In 2010 there were an estmated 41 million trick-or-treaters between the ages of 5 and 14.
2. That's a lot of pies.
More than 1.1 billion pounds of pumpkins were grown last year in major pumpkin-producing states. Illinois led the way with an estimated 427 million pounds of jack-o-lanterns.
3. It's great to be a dentist.
The per capita consumption of candy by Americans in 2010 was 24.7 pounds.
4. That's the spirit!
According to a recent survey, in 2011, 43.9 percent of Americans plan to dress in costume, 34.3 percent will throw or attend a party and nearly 23 percent plan to visit a haunted house. Another 49.5 percent will decorate their home or yard, 47.8 percent will decorate a pumpkin, and 73.5 percent will hand out candy.
5. How did they carve that?
Believe it or not, the first Jack O’Lanterns were actually made from turnips.
6. Poor Thanksgiving.
Halloween is the second highest grossing commercial holiday after Christmas. According to the National Retail Federation, the average person will shell out $72.31 on decorations, costumes and candy in 2011, up from $66.28 last year.
Samhainophobia is the intense fear of Halloween.
8. Ghosts like candy, too!
Trick-or-treating evolved from the ancient Celtic tradition of putting out treats and food to placate spirits who roamed the streets at Samhain, a sacred festival that marked the end of the Celtic calendar year.

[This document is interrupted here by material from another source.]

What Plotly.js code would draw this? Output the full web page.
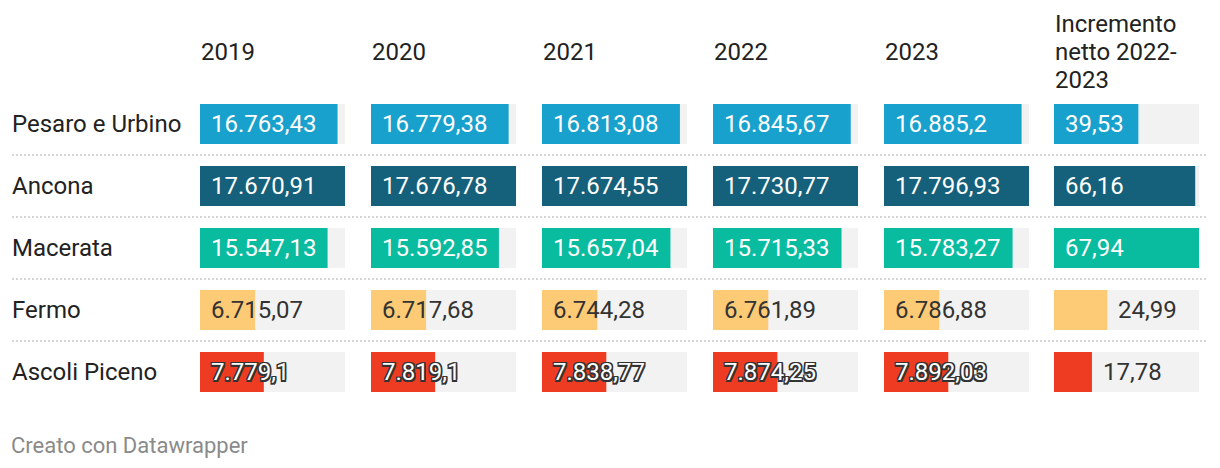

9. Talk about your wet blanket.
Scottish girls believed they could see images of their future husband if they hung wet sheets in front of the fire on Halloween. Other girls believed they would see their boyfriend’s faces if they looked into mirrors while walking downstairs at midnight on Halloween.
10. Want to see a witch?
According to an old tradition, if you want to see a witch on Hallloween, put your clothes on inside out and then walk backwards.